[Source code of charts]
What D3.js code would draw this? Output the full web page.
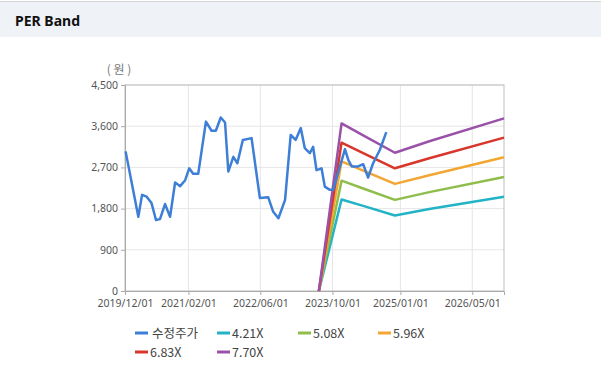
<!DOCTYPE html>
<html>
<head>
<meta charset="utf-8">
<script src="https://cdn.jsdelivr.net/npm/d3@7"></script>
<style>
  body { margin: 0; background: #fff; font-family: "Noto Sans", "Noto Sans CJK KR", sans-serif; }
  .tick text { fill: #555; font-size: 10.5px; }
  .legend text { fill: #444; font-size: 12.5px; font-family: "Noto Sans CJK KR", "Noto Sans", sans-serif; }
</style>
</head>
<body>
<script>
var svgWidth = 601;
var svgHeight = 385;

var margin = { top: 85, right: 97, bottom: 94, left: 125 };
var chartWidth = svgWidth - margin.left - margin.right;
var chartHeight = svgHeight - margin.top - margin.bottom;

var parseDate = d3.timeParse("%Y-%m-%d");

// 수정주가 (adjusted price)
var priceDates = ["2019-12-05", "2020-02-29", "2020-03-25", "2020-04-25", "2020-05-28", "2020-06-27",
  "2020-07-24", "2020-08-27", "2020-09-30", "2020-11-03", "2020-12-07", "2021-01-10", "2021-02-06",
  "2021-03-05", "2021-04-08", "2021-05-30", "2021-07-07", "2021-08-05", "2021-09-07", "2021-10-06",
  "2021-10-28", "2021-12-01", "2021-12-28", "2022-02-03", "2022-04-03", "2022-05-29", "2022-07-24",
  "2022-08-27", "2022-10-01", "2022-11-15", "2022-12-23", "2023-01-25", "2023-03-01", "2023-03-28",
  "2023-05-01", "2023-05-23", "2023-06-15", "2023-07-19", "2023-08-10", "2023-09-13", "2023-10-06",
  "2023-12-24", "2024-01-16", "2024-02-08", "2024-03-22", "2024-04-25", "2024-05-28", "2024-07-01",
  "2024-08-15", "2024-09-28"];
var priceValues = [3050, 1620, 2100, 2060, 1920, 1550,
  1570, 1900, 1620, 2370, 2290, 2420, 2680,
  2560, 2560, 3700, 3500, 3500, 3790, 3680,
  2610, 2930, 2790, 3300, 3340, 2030, 2050,
  1730, 1590, 1990, 3410, 3300, 3560, 3120,
  3010, 3150, 2640, 2680, 2280, 2210, 2210,
  3100, 2860, 2720, 2720, 2770, 2480, 2790,
  3080, 3470];

// PER band lines
var bandDates = ["2023-07-01", "2023-12-01", "2024-04-25", "2024-11-25", "2025-07-15", "2026-12-01"];
var band421 = [0, 2000, 1860, 1650, 1790, 2060];
var band508 = [0, 2410, 2240, 1990, 2160, 2490];
var band596 = [0, 2830, 2630, 2340, 2530, 2920];
var band683 = [0, 3240, 3010, 2680, 2900, 3350];
var band770 = [0, 3660, 3400, 3020, 3270, 3770];

var seriesNames = ["수정주가", "4.21X", "5.08X", "5.96X", "6.83X", "7.70X"];
var seriesColors = ["#3d7fd6", "#22b4c6", "#8fbd4c", "#f4a632", "#d8352b", "#9a52a8"];

var xTickLabels = ["2019/12/01", "2021/02/01", "2022/06/01", "2023/10/01", "2025/01/01", "2026/05/01"];
var yTicks = [0, 900, 1800, 2700, 3600, 4500];

var series = [
  { dates: priceDates, values: priceValues },
  { dates: bandDates, values: band421 },
  { dates: bandDates, values: band508 },
  { dates: bandDates, values: band596 },
  { dates: bandDates, values: band683 },
  { dates: bandDates, values: band770 }
].map(function(s, i) {
  return {
    name: seriesNames[i],
    color: seriesColors[i],
    points: s.dates.map(function(d, j) { return { date: parseDate(d), value: s.values[j] }; })
  };
});

var svg = d3.select("body")
  .append("svg")
  .attr("width", svgWidth)
  .attr("height", svgHeight);

// header
svg.append("rect").attr("x", 0).attr("y", 1).attr("width", svgWidth).attr("height", 1).attr("fill", "#d4d4d4");
svg.append("rect").attr("x", 0).attr("y", 2).attr("width", svgWidth).attr("height", 35).attr("fill", "#eff2f7");
svg.append("text")
  .attr("x", 15).attr("y", 26)
  .attr("font-size", "14px").attr("font-weight", "bold")
  .attr("font-family", "'Noto Sans', sans-serif")
  .attr("fill", "#111")
  .text("PER Band");

var chartGroup = svg.append("g")
  .attr("transform", `translate(${margin.left}, ${margin.top})`);

var xScale = d3.scaleTime()
  .domain([parseDate("2019-12-01"), parseDate("2026-12-01")])
  .range([0, chartWidth]);

var yScale = d3.scaleLinear()
  .domain([0, 4500])
  .range([chartHeight, 0]);

var xTickDates = xTickLabels.map(function(t) { return d3.timeParse("%Y/%m/%d")(t); });

// grid
chartGroup.append("g")
  .selectAll("line.h")
  .data(yTicks.slice(1))
  .enter().append("line")
  .attr("x1", 0).attr("x2", chartWidth)
  .attr("y1", d => yScale(d)).attr("y2", d => yScale(d))
  .attr("stroke", "#e6e6e6");

chartGroup.append("g")
  .selectAll("line.v")
  .data(xTickDates.slice(1))
  .enter().append("line")
  .attr("x1", d => xScale(d)).attr("x2", d => xScale(d))
  .attr("y1", 0).attr("y2", chartHeight)
  .attr("stroke", "#e6e6e6");

// frame
chartGroup.append("rect")
  .attr("x", 0).attr("y", 0)
  .attr("width", chartWidth).attr("height", chartHeight)
  .attr("fill", "none").attr("stroke", "#bdbdbd");

var leftAxis = d3.axisLeft(yScale).tickValues(yTicks).tickSize(4).tickPadding(3).tickFormat(d3.format(","));
var bottomAxis = d3.axisBottom(xScale).tickValues(xTickDates).tickSize(4).tickPadding(5)
  .tickFormat(function(d, i) { return xTickLabels[i]; });

var yAxisG = chartGroup.append("g").call(leftAxis);
var xAxisG = chartGroup.append("g").attr("transform", `translate(0, ${chartHeight})`).call(bottomAxis);
[yAxisG, xAxisG].forEach(function(g) {
  g.select(".domain").attr("stroke", "#aaa");
  g.selectAll(".tick line").attr("stroke", "#aaa");
  g.selectAll(".tick text").attr("font-family", "'Noto Sans', sans-serif");
});

// unit
svg.append("text")
  .attr("x", 119).attr("y", 74)
  .attr("text-anchor", "middle")
  .attr("font-size", "12px")
  .attr("font-family", "'Noto Sans CJK KR', sans-serif")
  .attr("fill", "#777")
  .text("( 원 )");

// lines
var line = d3.line()
  .x(d => xScale(d.date))
  .y(d => yScale(d.value));

var drawOrder = [1, 2, 3, 4, 5, 0];
drawOrder.forEach(function(i) {
  chartGroup.append("path")
    .datum(series[i].points)
    .attr("fill", "none")
    .attr("stroke", series[i].color)
    .attr("stroke-width", 2.5)
    .attr("stroke-linejoin", "round")
    .attr("d", line);
});

// legend
var legendPos = [[135, 333], [217, 333], [298, 333], [378, 333], [135, 352], [217, 352]];
var legend = svg.append("g").attr("class", "legend");
series.forEach(function(s, i) {
  var g = legend.append("g").attr("transform", `translate(${legendPos[i][0]}, ${legendPos[i][1]})`);
  g.append("line").attr("x1", 0).attr("x2", 13).attr("y1", 0).attr("y2", 0)
    .attr("stroke", s.color).attr("stroke-width", 3);
  g.append("text").attr("x", i === 0 ? 17 : 15).attr("y", 4.5).text(s.name);
});
</script>
</body>
</html>
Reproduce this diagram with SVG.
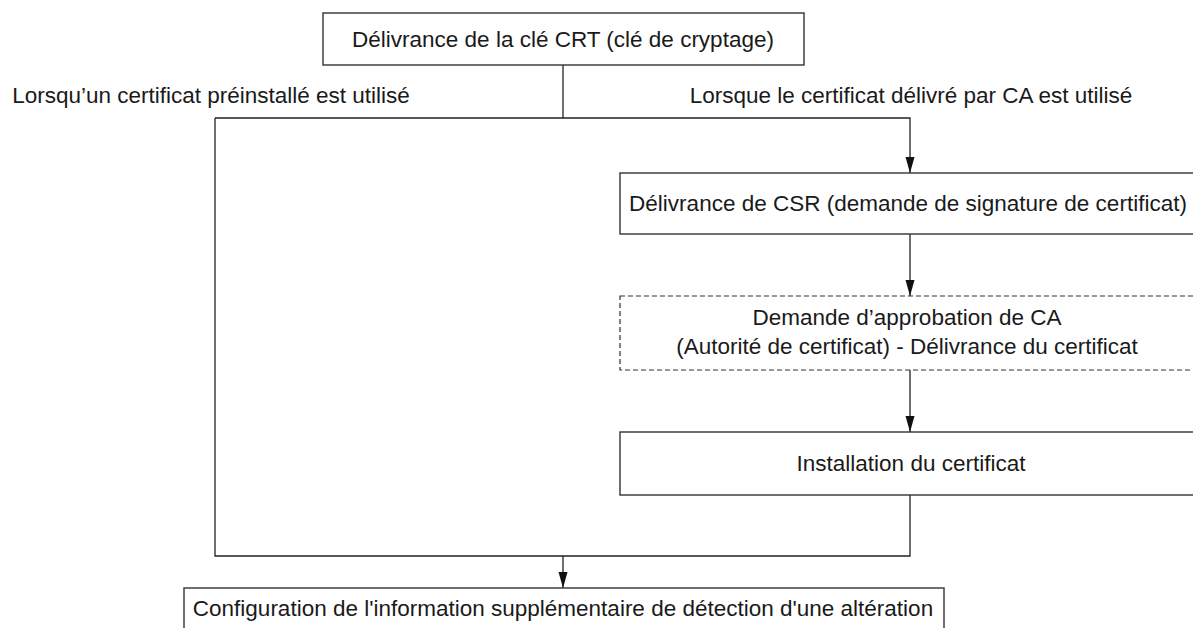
<svg xmlns="http://www.w3.org/2000/svg" width="1193" height="628" viewBox="0 0 1193 628">
<style>
.box{fill:#fff;stroke:#333;stroke-width:1.4}
.dash{fill:#fff;stroke:#333;stroke-width:1.2;stroke-dasharray:5 3}
.ln{fill:none;stroke:#222;stroke-width:1.3}
text{font-family:"Liberation Sans",Arial,sans-serif;font-size:22.5px;fill:#1a1a1a}
.c{text-anchor:middle}
</style>
<defs>
<marker id="arr" markerWidth="16" markerHeight="10" refX="16" refY="5" orient="auto" markerUnits="userSpaceOnUse" viewBox="0 0 16 10">
<path d="M0,0.5 L16,5 L0,9.5 Z" fill="#111"/>
</marker>
</defs>
<g id="connectors">
<path class="ln" d="M563,65 V118"/>
<path class="ln" d="M215,118 H910 V173" marker-end="url(#arr)"/>
<path class="ln" d="M215,118 V556 H910 V495"/>
<path class="ln" d="M910,234 V296" marker-end="url(#arr)"/>
<path class="ln" d="M910,370 V432" marker-end="url(#arr)"/>
<path class="ln" d="M563,556 V588" marker-end="url(#arr)"/>
</g>
<g id="label-left"><text class="c" x="211" y="103">Lorsqu’un certificat préinstallé est utilisé</text></g>
<g id="label-right"><text class="c" x="911" y="103">Lorsque le certificat délivré par CA est utilisé</text></g>
<g id="n-crt">
<rect class="box" x="323" y="13" width="481" height="52"/>
<text class="c" x="563" y="47">Délivrance de la clé CRT (clé de cryptage)</text>
</g>
<g id="n-csr">
<rect class="box" x="620" y="173" width="580" height="61"/>
<text class="c" x="908" y="211">Délivrance de CSR (demande de signature de certificat)</text>
</g>
<g id="n-ca">
<rect class="dash" x="620" y="296" width="580" height="74"/>
<text class="c" x="907" y="325">Demande d’approbation de CA</text>
<text class="c" x="907" y="354">(Autorité de certificat) - Délivrance du certificat</text>
</g>
<g id="n-install">
<rect class="box" x="620" y="432" width="580" height="63"/>
<text class="c" x="911" y="471">Installation du certificat</text>
</g>
<g id="n-config">
<rect class="box" x="184" y="588" width="760" height="60"/>
<text class="c" x="563" y="616">Configuration de l'information supplémentaire de détection d'une altération</text>
</g>
</svg>
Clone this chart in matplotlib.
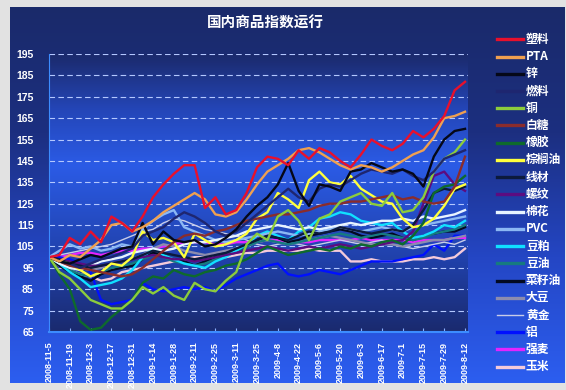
import numpy as np
import pandas as pd
import matplotlib
matplotlib.use('Agg')
import matplotlib.pyplot as plt
from matplotlib.colors import LinearSegmentedColormap
from matplotlib.lines import Line2D

# weekly samples, 2008-11-5 .. 2009-8-12
dates = pd.date_range('2008-11-05', periods=41, freq='7D')
tick_labels = ['2008-11-5', '2008-11-19', '2008-12-3', '2008-12-17', '2008-12-31',
               '2009-1-14', '2009-1-28', '2009-2-11', '2009-2-25', '2009-3-11',
               '2009-3-25', '2009-4-8', '2009-4-22', '2009-5-6', '2009-5-20',
               '2009-6-3', '2009-6-17', '2009-7-1', '2009-7-15', '2009-7-29', '2009-8-12']

names = ['塑料', 'PTA', '锌', '燃料', '铜', '白糖', '橡胶', '棕榈油', '线材', '螺纹',
         '棉花', 'PVC', '豆粕', '豆油', '菜籽油', '大豆', '黄金', '铝', '强麦', '玉米']
colors = ['#e8102c', '#f0a050', '#050818', '#1e2670', '#8ccc3c', '#8a2c2c', '#0e6a2c', '#ffff3c',
          '#0c1a3c', '#5c0c80', '#e8f4ff', '#8cb8f4', '#10e0ff', '#167a80', '#020a22', '#8c8cae',
          '#c8cce8', '#0010ff', '#e424ff', '#f4cada']

suliao = [100, 101, 109, 106, 112, 107, 119, 116, 112, 119, 128, 134, 139, 143, 143, 123, 128, 120, 122, 130,
          142, 147, 146, 143, 150, 146, 151, 149, 145, 142, 148, 155, 152, 150, 153, 159, 156, 160, 166, 178, 182]
pta = [100, 98, 101, 100, 104, 108, 115, 116, 112, 114, 117, 121, 124, 127, 130, 127, 120, 119, 121, 127,
       134, 140, 143, 146, 150, 151, 149, 146, 143, 141, 143, 142, 140, 142, 145, 148, 150, 156, 165, 166, 168]
xin = [100, 98, 97, 99, 101, 100, 102, 104, 105, 116, 106, 112, 108, 107, 108, 105, 106, 109, 113, 119,
       124, 128, 134, 144, 131, 124, 134, 133, 131, 140, 141, 144, 142, 140, 141, 139, 133, 147, 155, 159, 160]
ranliao = [100, 98, 97, 95, 97, 99, 100, 102, 104, 110, 112, 114, 118, 121, 119, 116, 112, 110, 112, 116,
           120, 124, 128, 132, 128, 126, 132, 134, 133, 136, 139, 141, 140, 139, 141, 138, 136, 140, 146, 148, 150]
tong = [100, 93, 90, 85, 80, 78, 76, 76, 80, 86, 83, 86, 82, 80, 88, 85, 84, 89, 93, 106,
        111, 108, 119, 122, 117, 108, 118, 120, 126, 128, 130, 125, 124, 130, 121, 122, 128, 140, 146, 149, 155]
baitang = [100, 98, 96, 95, 94, 93, 92, 91, 92, 95, 99, 103, 107, 110, 111, 110, 112, 113, 115, 117,
           118, 119, 120, 120, 121, 122, 124, 125, 125, 126, 126, 127, 128, 129, 127, 128, 126, 125, 126, 133, 147]
xiangjiao = [100, 92, 85, 70, 66, 67, 72, 76, 80, 88, 91, 90, 94, 92, 91, 93, 94, 96, 97, 99,
             102, 105, 103, 101, 102, 103, 104, 103, 105, 104, 106, 105, 107, 108, 106, 110, 116, 130, 133, 134, 138]
zonglv = [100, 98, 97, 94, 91, 93, 97, 96, 100, 112, 108, 109, 107, 100, 111, 108, 105, 106, 108, 111,
          118, 121, 130, 127, 123, 136, 140, 135, 134, 138, 132, 129, 126, 125, 118, 114, 115, 118, 124, 132, 134]
xiancai = [100, 99, 97, 96, 95, 96, 97, 98, 99, 101, 103, 102, 101, 100, 99, 100, 101, 102, 104, 106,
           108, 110, 109, 108, 110, 112, 111, 112, 114, 113, 112, 111, 112, 113, 112, 115, 122, 130, 132, 131, 133]
luowen = [100, 99, 98, 97, 96, 96, 97, 98, 99, 100, 101, 100, 99, 99, 98, 99, 100, 101, 102, 103,
          104, 105, 104, 103, 104, 105, 104, 105, 106, 105, 104, 105, 106, 107, 108, 112, 125, 138, 140, 134, 131]
mianhua = [100, 97, 95, 94, 96, 98, 99, 100, 102, 103, 104, 103, 104, 106, 107, 107, 108, 109, 110, 112,
           113, 114, 115, 114, 113, 114, 113, 114, 115, 116, 115, 116, 117, 117, 118, 117, 119, 118, 119, 120, 122]
pvc = [100, 103, 106, 104, 105, 103, 104, 106, 105, 113, 117, 120, 122, 114, 112, 110, 108, 107, 108, 109,
       110, 111, 112, 111, 110, 111, 112, 113, 114, 113, 112, 113, 114, 113, 112, 114, 115, 116, 117, 118, 119]
doupo = [100, 97, 93, 90, 86, 87, 88, 90, 94, 100, 104, 101, 99, 97, 96, 95, 98, 100, 103, 106,
         110, 112, 110, 108, 112, 114, 118, 119, 121, 120, 117, 116, 115, 116, 112, 109, 110, 112, 115, 114, 117]
douyou = [100, 97, 94, 92, 91, 93, 95, 96, 97, 99, 101, 100, 98, 97, 96, 97, 99, 101, 103, 105,
          107, 108, 107, 106, 107, 108, 109, 110, 111, 110, 109, 110, 111, 110, 109, 108, 109, 111, 112, 113, 115]
caizi = [100, 96, 93, 91, 89, 92, 94, 95, 96, 99, 102, 101, 99, 98, 96, 98, 100, 101, 103, 105,
         108, 110, 109, 107, 108, 110, 111, 112, 113, 112, 110, 109, 110, 111, 109, 108, 110, 111, 112, 112, 114]
dadou = [100, 98, 96, 95, 94, 95, 97, 98, 99, 101, 104, 106, 105, 103, 102, 101, 102, 103, 104, 105,
         107, 108, 107, 106, 107, 108, 109, 110, 109, 108, 107, 106, 106, 106, 105, 106, 107, 108, 108, 109, 110]
huangjin = [100, 101, 102, 103, 104, 105, 106, 108, 110, 112, 113, 116, 118, 117, 115, 113, 112, 111, 110, 108,
            106, 105, 106, 107, 106, 105, 106, 107, 108, 107, 106, 107, 108, 106, 105, 104, 105, 106, 107, 106, 108]
lv = [100, 100, 99, 97, 93, 80, 78, 79, 80, 88, 85, 84, 85, 86, 85, 86, 84, 87, 90, 92,
      94, 96, 97, 92, 91, 92, 94, 93, 92, 94, 96, 98, 98, 98, 99, 100, 101, 106, 103, 110, 110]
qiangmai = [100, 100, 101, 102, 102, 101, 102, 103, 103, 104, 104, 105, 106, 107, 107, 107, 106, 106, 107, 107,
            107, 108, 108, 107, 107, 107, 108, 108, 108, 108, 109, 108, 108, 108, 108, 107, 108, 108, 108, 109, 109]
yumi = [100, 96, 94, 92, 91, 89, 90, 93, 94, 95, 96, 97, 98, 99, 100, 100, 101, 100, 101, 102,
        102, 103, 103, 103, 103, 104, 103, 103, 103, 98, 98, 99, 98, 98, 98, 99, 99, 100, 99, 100, 104]

series = [suliao, pta, xin, ranliao, tong, baitang, xiangjiao, zonglv, xiancai, luowen,
          mianhua, pvc, doupo, douyou, caizi, dadou, huangjin, lv, qiangmai, yumi]

W, H = 566, 390
fig = plt.figure(figsize=(W / 100, H / 100), dpi=100, facecolor='#e2e2e2')

# outer blue box with vertical gradient
bg = fig.add_axes([10 / W, 1 - 383 / H, 555 / W, 376 / H])
outer = LinearSegmentedColormap.from_list('outer', ['#2c5ef0', '#2446c4', '#1c2f80', '#1a2a6a'])
bg.imshow(np.linspace(0, 1, 256).reshape(-1, 1), aspect='auto', cmap=outer,
          extent=[0, 1, 0, 1], origin='lower')
bg.axis('off')

ax = fig.add_axes([49 / W, 58 / H, 419 / W, 278 / H])
x0 = dates[0]
x1 = dates[-1] + pd.Timedelta(days=2)
inner = LinearSegmentedColormap.from_list('inner', [(0, '#1a2a6e'), (0.25, '#2040a8'), (0.6, '#2b5be6'),
                                                     (0.8, '#2446b8'), (1, '#1b2a6c')])
ax.imshow(np.linspace(0, 1, 256).reshape(-1, 1), aspect='auto', cmap=inner, origin='lower',
          extent=[matplotlib.dates.date2num(x0), matplotlib.dates.date2num(x1), 65, 195], zorder=0)

for v in range(75, 200, 10):
    ax.axhline(v, color='#b4c8ff', lw=0.8, ls=(0, (5, 3)), zorder=1)

for name, col, vals in reversed(list(zip(names, colors, series))):
    lw = 1.0 if name == '黄金' else 1.7
    ax.plot(dates, vals, color=col, lw=lw, zorder=2)

ax.set_xlim(x0, x1)
ax.set_ylim(65, 195)
ax.set_yticks(range(65, 200, 10))
ax.set_yticklabels([str(v) for v in range(65, 200, 10)], fontsize=7.5, fontweight='bold',
                   color='white', family='Liberation Sans')
ax.set_xticks(dates[::2])
ax.set_xticklabels(tick_labels, rotation=90, fontsize=6.5, color='white', family='Liberation Sans',
                   fontweight='bold')
ax.tick_params(axis='y', length=0, pad=11)
ax.tick_params(axis='x', length=3, direction='in', color='#8ab0ff', pad=7)
for s in ['top', 'right']:
    ax.spines[s].set_visible(False)
ax.spines['left'].set_color('#3c8cff')
ax.spines['bottom'].set_color('#3c8cff')
ax.spines['bottom'].set_linewidth(1.5)

fig.text(265 / W, 1 - 23 / H, '国内商品指数运行', ha='center', va='center', color='white',
         fontsize=10.5, fontweight='bold', family=['Noto Sans CJK SC', 'DejaVu Sans'])

# legend, hand placed
for i, (name, col) in enumerate(zip(names, colors)):
    y = 1 - (39.3 + 17.23 * i) / H
    lw = 1.0 if name == '黄金' else 2.4
    fig.add_artist(Line2D([497 / W, 523 / W], [y, y], color=col, lw=lw))
    fig.text(526 / W, y, name, va='center', ha='left', color='white', fontsize=8.5,
             fontweight='bold', family=['Noto Sans CJK SC', 'DejaVu Sans'])

fig.savefig('out.png', dpi=100, facecolor=fig.get_facecolor())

* [PROBLEM REQUIREMENTS]: Keep only those lines of the records that hold "this", and return them.

* [THE COMPLETED TASK]:
What D3.js code would draw this? Output the full web page.
Reproduce this diagram with SVG.
Clone this chart in matplotlib.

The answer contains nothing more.